WRITTEN PROBLEM:
Retype all material exactly. Pictures stay out of the copy.
--- INFORMATION SUPPLIED ---
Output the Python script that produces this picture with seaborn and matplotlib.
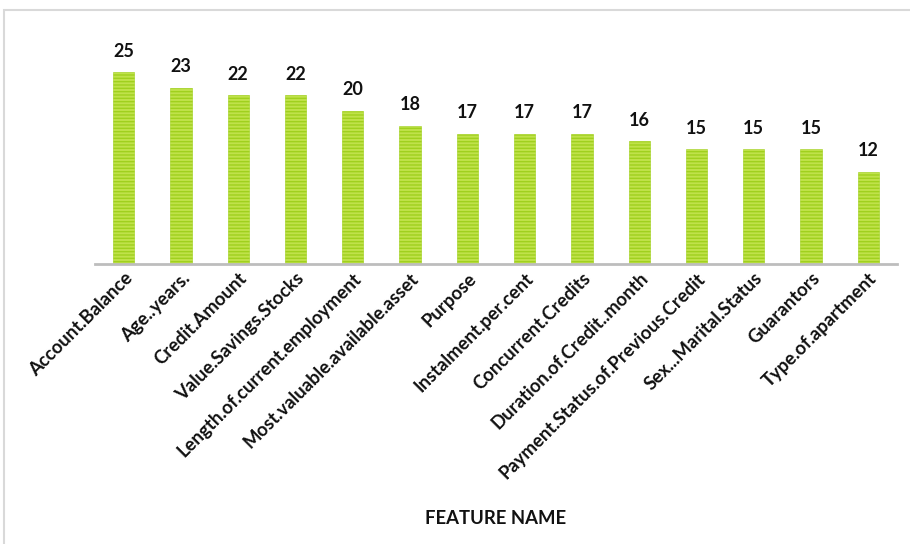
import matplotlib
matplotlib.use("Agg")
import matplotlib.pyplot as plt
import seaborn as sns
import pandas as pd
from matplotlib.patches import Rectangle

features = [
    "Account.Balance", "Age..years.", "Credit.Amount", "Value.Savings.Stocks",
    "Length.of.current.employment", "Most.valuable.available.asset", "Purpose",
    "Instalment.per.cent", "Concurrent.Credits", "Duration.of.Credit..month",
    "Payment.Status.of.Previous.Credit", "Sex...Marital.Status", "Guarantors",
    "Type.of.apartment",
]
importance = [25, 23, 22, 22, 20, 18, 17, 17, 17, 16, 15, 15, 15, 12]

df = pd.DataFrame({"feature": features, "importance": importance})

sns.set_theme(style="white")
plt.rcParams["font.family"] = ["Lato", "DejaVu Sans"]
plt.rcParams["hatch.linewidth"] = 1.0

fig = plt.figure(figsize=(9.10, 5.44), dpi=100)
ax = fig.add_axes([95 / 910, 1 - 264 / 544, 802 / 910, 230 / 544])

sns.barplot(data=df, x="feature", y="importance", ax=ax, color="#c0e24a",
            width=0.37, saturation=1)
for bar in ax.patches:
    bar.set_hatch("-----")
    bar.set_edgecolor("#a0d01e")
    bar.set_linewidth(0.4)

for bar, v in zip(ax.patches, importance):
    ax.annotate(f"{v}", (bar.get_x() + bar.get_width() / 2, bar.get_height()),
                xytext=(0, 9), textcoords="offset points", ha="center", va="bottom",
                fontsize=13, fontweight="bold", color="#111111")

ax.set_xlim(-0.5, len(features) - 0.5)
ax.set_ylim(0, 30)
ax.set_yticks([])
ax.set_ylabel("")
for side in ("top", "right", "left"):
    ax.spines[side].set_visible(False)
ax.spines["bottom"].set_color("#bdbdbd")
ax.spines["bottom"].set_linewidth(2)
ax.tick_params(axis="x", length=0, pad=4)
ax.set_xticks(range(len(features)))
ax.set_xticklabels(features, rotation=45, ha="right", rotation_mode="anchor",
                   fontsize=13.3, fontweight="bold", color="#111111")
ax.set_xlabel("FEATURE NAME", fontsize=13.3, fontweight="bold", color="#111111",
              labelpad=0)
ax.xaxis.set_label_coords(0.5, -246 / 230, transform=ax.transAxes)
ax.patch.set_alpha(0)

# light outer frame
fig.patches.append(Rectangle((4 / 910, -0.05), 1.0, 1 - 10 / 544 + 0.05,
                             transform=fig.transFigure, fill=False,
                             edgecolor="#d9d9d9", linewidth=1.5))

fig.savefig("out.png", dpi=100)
---
CORRECT ANSWER:
Output the Python script that produces this picture with seaborn and matplotlib.
import matplotlib
matplotlib.use("Agg")
import matplotlib.pyplot as plt
import seaborn as sns
import pandas as pd
from matplotlib.patches import Rectangle

features = [
    "Account.Balance", "Age..years.", "Credit.Amount", "Value.Savings.Stocks",
    "Length.of.current.employment", "Most.valuable.available.asset", "Purpose",
    "Instalment.per.cent", "Concurrent.Credits", "Duration.of.Credit..month",
    "Payment.Status.of.Previous.Credit", "Sex...Marital.Status", "Guarantors",
    "Type.of.apartment",
]
importance = [25, 23, 22, 22, 20, 18, 17, 17, 17, 16, 15, 15, 15, 12]

df = pd.DataFrame({"feature": features, "importance": importance})

sns.set_theme(style="white")
plt.rcParams["font.family"] = ["Lato", "DejaVu Sans"]
plt.rcParams["hatch.linewidth"] = 1.0

fig = plt.figure(figsize=(9.10, 5.44), dpi=100)
ax = fig.add_axes([95 / 910, 1 - 264 / 544, 802 / 910, 230 / 544])

sns.barplot(data=df, x="feature", y="importance", ax=ax, color="#c0e24a",
            width=0.37, saturation=1)
for bar in ax.patches:
    bar.set_hatch("-----")
    bar.set_edgecolor("#a0d01e")
    bar.set_linewidth(0.4)

for bar, v in zip(ax.patches, importance):
    ax.annotate(f"{v}", (bar.get_x() + bar.get_width() / 2, bar.get_height()),
                xytext=(0, 9), textcoords="offset points", ha="center", va="bottom",
                fontsize=13, fontweight="bold", color="#111111")

ax.set_xlim(-0.5, len(features) - 0.5)
ax.set_ylim(0, 30)
ax.set_yticks([])
ax.set_ylabel("")
for side in ("top", "right", "left"):
    ax.spines[side].set_visible(False)
ax.spines["bottom"].set_color("#bdbdbd")
ax.spines["bottom"].set_linewidth(2)
ax.tick_params(axis="x", length=0, pad=4)
ax.set_xticks(range(len(features)))
ax.set_xticklabels(features, rotation=45, ha="right", rotation_mode="anchor",
                   fontsize=13.3, fontweight="bold", color="#111111")
ax.set_xlabel("FEATURE NAME", fontsize=13.3, fontweight="bold", color="#111111",
              labelpad=0)
ax.xaxis.set_label_coords(0.5, -246 / 230, transform=ax.transAxes)
ax.patch.set_alpha(0)

# light outer frame
fig.patches.append(Rectangle((4 / 910, -0.05), 1.0, 1 - 10 / 544 + 0.05,
                             transform=fig.transFigure, fill=False,
                             edgecolor="#d9d9d9", linewidth=1.5))

fig.savefig("out.png", dpi=100)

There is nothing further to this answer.